Buying a car will also help you on the means test, which determines how much you’ll need to pay to your unsecured creditors in your plan. No car note means no ownership allowance on the means test. That, in turn, means (pardon the pun) that you lose $517 on the means test.

You must be mindful of how the purchase will look to the Chapter 13 trustee and, more importantly, the bankruptcy judge

Am I saying you buy the car to do better on the means test? No. But if you need a car, it’s best to take care of that prior to filing. And if that helps you on the means test, well, so be it.

Buy a high quality used car, and be sure you need to buy a vehicle.
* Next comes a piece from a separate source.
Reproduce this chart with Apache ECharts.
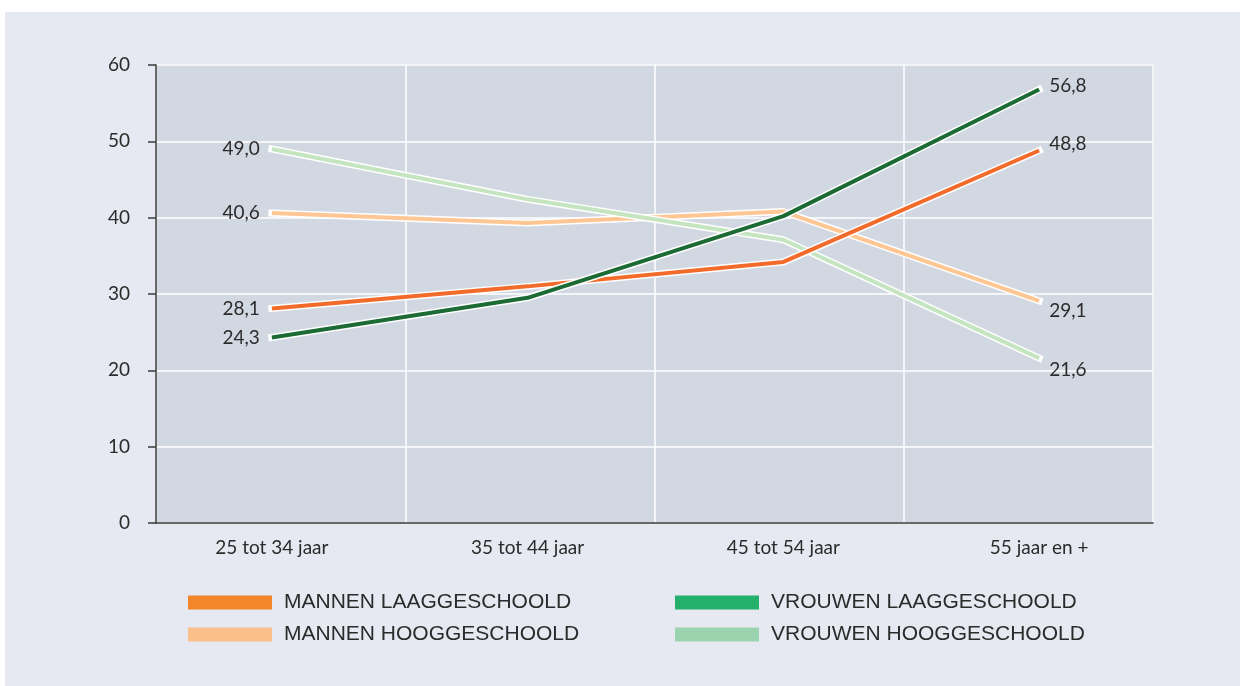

For example, if you have a 2008 model vehicle with 60,000 miles on it that you just paid off, I would not advise you to buy a newer car prior to filing. In contrast, however, if you owned a 2004 with 120,000, I would. As Justice Potter Stewart would likely say, I can’t define it, but I know it when I see it. An experienced bankruptcy lawyer can help you through this process.

I don’t advise my clients to buy luxury brands like Mercedes, BMW, Lexus to name a few. I just don’t like how this sounds: “Your Honor, the debtor purchased a BMW two months prior to filing this case.”  Sure, maybe it’s an ’06 with 70,000 miles. Maybe it was even a good deal. But I can’t get over how it sounds.

Always talk to your bankruptcy lawyer prior to making a car buying decision

Bankruptcy is very different from one district to another. Always clear any buying decisions with an attorney who’s familiar with your bankruptcy trustee and judges.